DATA EXTRACT –

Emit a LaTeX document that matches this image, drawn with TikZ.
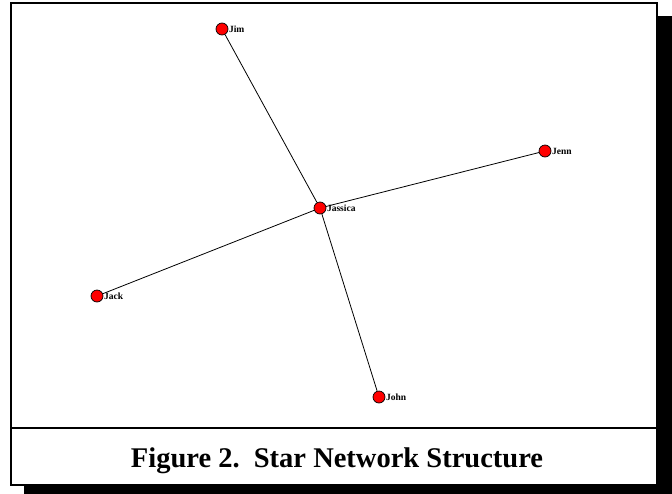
\documentclass[tikz,border=0pt]{standalone}
\usepackage{fontspec}
\setmainfont{Liberation Serif}
\begin{document}
\begin{tikzpicture}[x=1pt,y=-1pt,
  vertex/.style={circle,draw=black,fill=red,line width=0.7pt,minimum size=12pt,inner sep=0pt},
  vlabel/.style={font=\bfseries\fontsize{9.5}{10}\selectfont,anchor=west,inner sep=0pt,xshift=0.5pt},
  edge/.style={line width=0.8pt,black}]
\useasboundingbox (0,0) rectangle (672,493);
% drop shadow and frame
\fill[black] (24,16) rectangle (672,500);
\draw[fill=white,line width=2.2pt] (11,3) rectangle (657,485);
\draw[line width=2.2pt] (11,428) -- (657,428);
% graph
\node[vertex] (jassica) at (320,208) {};
\node[vertex] (jim) at (222,29) {};
\node[vertex] (jenn) at (545,151) {};
\node[vertex] (jack) at (97,296) {};
\node[vertex] (john) at (379,397) {};
\draw[edge] (jassica) -- (jim);
\draw[edge] (jassica) -- (jenn);
\draw[edge] (jassica) -- (jack);
\draw[edge] (jassica) -- (john);
\node[vlabel] at (jassica.east) {Jassica};
\node[vlabel] at (jim.east) {Jim};
\node[vlabel] at (jenn.east) {Jenn};
\node[vlabel] at (jack.east) {Jack};
\node[vlabel] at (john.east) {John};
% caption
\node[font=\bfseries\fontsize{28.5}{32}\selectfont] (cap) at (337,461) {Figure 2.\ \ Star Network Structure};
\end{tikzpicture}
\end{document}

YOUR TASK –
Reproduce the whole listing above word for word, but not its pictures.

OUTPUT FOR THIS EXERCISE –
Emit a LaTeX document that matches this image, drawn with TikZ.
\documentclass[tikz,border=0pt]{standalone}
\usepackage{fontspec}
\setmainfont{Liberation Serif}
\begin{document}
\begin{tikzpicture}[x=1pt,y=-1pt,
  vertex/.style={circle,draw=black,fill=red,line width=0.7pt,minimum size=12pt,inner sep=0pt},
  vlabel/.style={font=\bfseries\fontsize{9.5}{10}\selectfont,anchor=west,inner sep=0pt,xshift=0.5pt},
  edge/.style={line width=0.8pt,black}]
\useasboundingbox (0,0) rectangle (672,493);
% drop shadow and frame
\fill[black] (24,16) rectangle (672,500);
\draw[fill=white,line width=2.2pt] (11,3) rectangle (657,485);
\draw[line width=2.2pt] (11,428) -- (657,428);
% graph
\node[vertex] (jassica) at (320,208) {};
\node[vertex] (jim) at (222,29) {};
\node[vertex] (jenn) at (545,151) {};
\node[vertex] (jack) at (97,296) {};
\node[vertex] (john) at (379,397) {};
\draw[edge] (jassica) -- (jim);
\draw[edge] (jassica) -- (jenn);
\draw[edge] (jassica) -- (jack);
\draw[edge] (jassica) -- (john);
\node[vlabel] at (jassica.east) {Jassica};
\node[vlabel] at (jim.east) {Jim};
\node[vlabel] at (jenn.east) {Jenn};
\node[vlabel] at (jack.east) {Jack};
\node[vlabel] at (john.east) {John};
% caption
\node[font=\bfseries\fontsize{28.5}{32}\selectfont] (cap) at (337,461) {Figure 2.\ \ Star Network Structure};
\end{tikzpicture}
\end{document}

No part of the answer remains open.